An attorney representing Tacori D. Mackrell is asking a circuit judge to bar local prosecutors from seeking the death penalty in the young murder suspect's upcoming trial.

Mackrell is charged alongside his cousin with capital murder, kidnapping, aggravated robbery and theft of property following the brutal strangulation of the 71-year-old Wooster woman.

In Arkansas, a defendant found guilty of capital murder can receive one of two punishments: life in prison without the possibility of parole or death. However, prosecutors cannot seek the death penalty in all capital cases.

On Wednesday, attorneys representing the Pine Bluff teen filed 45 motions in Faulkner County Circuit Court. Of the many motions filed was a request to bar prosecutors from seeking the death penalty in Mackrell's case.

Defense attorney Bill James said the death penalty violates his client's constitutional rights, adding the punishment "is not a deterrent to future homicides."

Instead, the act induces violence in an "ever-increasingly violent society" and is demeaning toward the value of human life, James said in the recently-filed request to quash the death penalty option in Mackrell's case.

"The death penalty is unjustified as a means for achieving any legitimate governmental end, and is therefore excessive because there is no penal purpose served by execution which is not more effectively or more efficiently served by life imprisonment," the motion reads in part. "The capital murder statute violates the Eighth and Fourteenth Amendments ... in that it provides for life imprisonment without parole as an alternative to the death penalty, which is a less drastic means of accomplishing the legislative goals of both deterring the defendant and others from future homicides."

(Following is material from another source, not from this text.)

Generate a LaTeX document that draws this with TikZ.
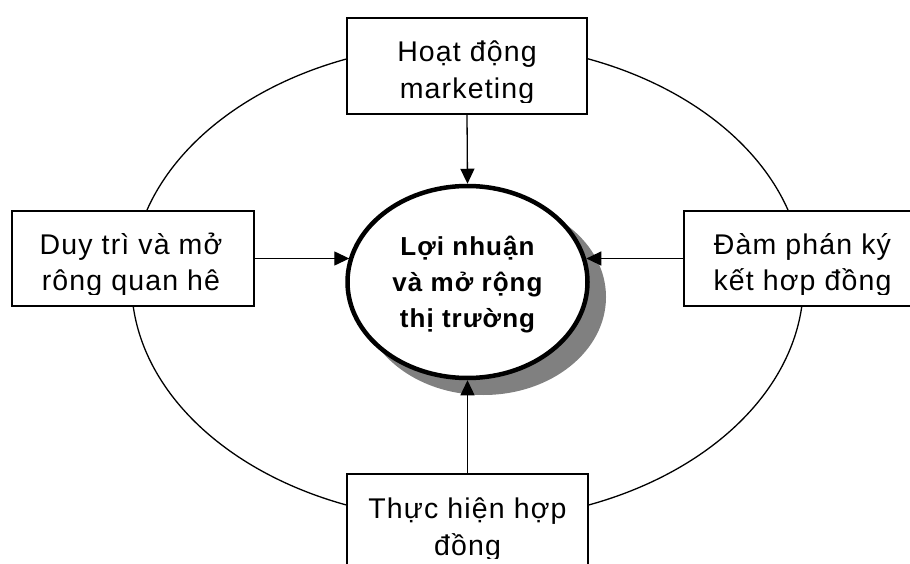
\documentclass[tikz,border=0pt]{standalone}
\usepackage{fontspec}
\setmainfont{Liberation Sans}[LetterSpace=4]
\usetikzlibrary{arrows.meta,shapes.geometric}
\definecolor{shadowgray}{RGB}{128,128,128}
\begin{document}
\begin{tikzpicture}[x=1pt,y=-1pt,
  box/.style={draw, line width=1.4pt, fill=white, rectangle, inner sep=0pt},
  boxtext/.style={anchor=base, inner sep=0pt, font=\fontsize{28.5}{34}\selectfont},
  hubtext/.style={anchor=base, inner sep=0pt, font=\fontsize{26}{32}\selectfont\bfseries},
  arr/.style={line width=1.3pt, -{Triangle[length=15pt,width=14pt]}}]
\useasboundingbox (0,0) rectangle (910,564);
\fill[white] (0,0) rectangle (910,564);

% the cycle ring joining the four activities
\node[draw, ellipse, line width=1.3pt, minimum width=672pt, minimum height=478pt, inner sep=0pt] (ring) at (467.5,282) {};

% activity boxes
\node[box, minimum width=240pt, minimum height=96pt] (mkt) at (467,66) {};
\node[box, minimum width=242pt, minimum height=95pt] (rel) at (133,258.5) {};
\node[box, minimum width=240pt, minimum height=95pt] (neg) at (804,258.5) {};
\node[box, minimum width=241pt, minimum height=96pt] (exe) at (467.5,522) {};

% central goal with its shadow
\fill[shadowgray] (483.5,297) ellipse [x radius=122.5pt, y radius=98pt];
\node[draw, ellipse, line width=4.5pt, fill=white, minimum width=240pt, minimum height=192pt, inner sep=0pt] (hub) at (467.5,282) {};
\node[hubtext] (hub1) at (467.5,255) {Lợi nhuận};
\node[hubtext] (hub2) at (467.5,291) {và mở rộng};
\node[hubtext] (hub3) at (467.5,327) {thị trường};

% box labels, cut off by the inner margin of each box
\begin{scope}
\clip (mkt.north west) rectangle ([yshift=12.5pt]mkt.south east);
\node[boxtext] (mkt1) at (467,62) {Hoạt động};
\node[boxtext] (mkt2) at (467,99) {marketing};
\end{scope}
\begin{scope}
\clip (rel.north west) rectangle ([yshift=12.5pt]rel.south east);
\node[boxtext] (rel1) at (131,254) {Duy trì và mở};
\node[boxtext] (rel2) at (131,290.5) {rông quan hê};
\end{scope}
\begin{scope}
\clip (neg.north west) rectangle ([yshift=12.5pt]neg.south east);
\node[boxtext] (neg1) at (802.5,254) {Đàm phán ký};
\node[boxtext] (neg2) at (802.5,290.5) {kết hơp đồng};
\end{scope}
\begin{scope}
\clip (exe.north west) rectangle ([yshift=12.5pt]exe.south east);
\node[boxtext] (exe1) at (467.5,518) {Thực hiện hợp};
\node[boxtext] (exe2) at (467.5,555) {đồng};
\end{scope}

% arrows into the goal
\draw[arr] (mkt.south) -- (hub.north);
\draw[arr] (exe.north) -- (hub.south);
\draw[arr] (rel.east) -- (rel.east -| hub.168.5);
\draw[arr] (neg.west) -- (neg.west -| hub.11.5);
\end{tikzpicture}
\end{document}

Attorneys representing the young murder suspect have also requested the jury in Mackrell's case not be qualified for a death trial.

James said he believes prosecutors "will seek to qualify the jury to render the death penalty" during the jury selection process.

In a previous case, prosecutors and defense attorneys spent a week selecting a jury and released individuals who said they would not be able to render a death verdict.

According to his recent request, a death-qualified jury would be unfair.

"A 'death qualified' jury is predisposed to conviction and thereby denies [Mackrell] a fair and impartial finder of fact at the guilt phase of his trial," the motion states.

Should his client be found guilty following his upcoming trial, James is asking that prosecutors be barred from using victim impact evidence. Victim impact statements are often given during the sentencing portion of a trial. During this portion of the trial, prosecutors would also inform the jury of the aggravating factors that qualify the case to be a death trial.

Not only are prosecutors required to prove beyond a reasonable doubt that a capital murder defendant killed the victim premeditated and deliberately, but they must also prove there was at least one aggravating circumstance or factor that contributed to the alleged crime for the case to qualify as a death penalty case.

Last month, 20th Judicial District Prosecutor Carol Crews filed the aggravating circumstances that will be used against Mackrell.

Crews submitted a notice of aggravating circumstances on May 22 that alleges the then-18-year-old Pine Bluff teen kidnapped and killed the Faulkner County woman “for pecuniary gain.”

Crews also said prosecutors believe “that the capital murder was committed in an especially cruel or depraved manner.”

Mackrell’s younger cousin, 17-year-old Robert Smith III, is also charged with capital murder for his alleged involvement in Fragstein’s slaying. Smith was 16 years old when he and Mackrell allegedly kidnapped Fragstein from the Conway Commons Shopping Center parking lot in broad daylight on July 7.

Because of his age, Smith cannot face the death sentence, per Arkansas law.

Online records hint gang activity played a role in her death. However, authorities have since declined to comment on the extent the role played.

The Wooster woman was reported missing by her husband, Helmut, who was immediately concerned about his wife’s well being when she did not come home at 5 p.m. July 7 as she said she would.

The missing persons investigation soon turned into a homicide investigation after a body found in a wooded area along Gibb Anderson Road in Jefferson County was identified four days later as the missing Wooster woman. Authorities later found the victim’s vehicle had been set on fire and abandoned in Pine Bluff.

The late Wooster woman's husband has attended every hearing against the two teens charged in her death. Helmut told the Log Cabin Democrat that he will continue showing up for each hearing in an effort to support his soulmate.

"She was kind to everyone ... I have to be there for her," he said.

A motion hearing is currently scheduled for July 19 in Mackrell's case. A nearly-one-month-long jury trial is set to begin on Sept. 30 in Mackrell's case. The Pine Bluff teen's younger cousin is set to appear in Faulkner County Circuit Court later this week as his defense attorneys plea for his case to be moved to juvenile court.

Smith's juvenile transfer hearing will begin Wednesday and is scheduled to end Friday.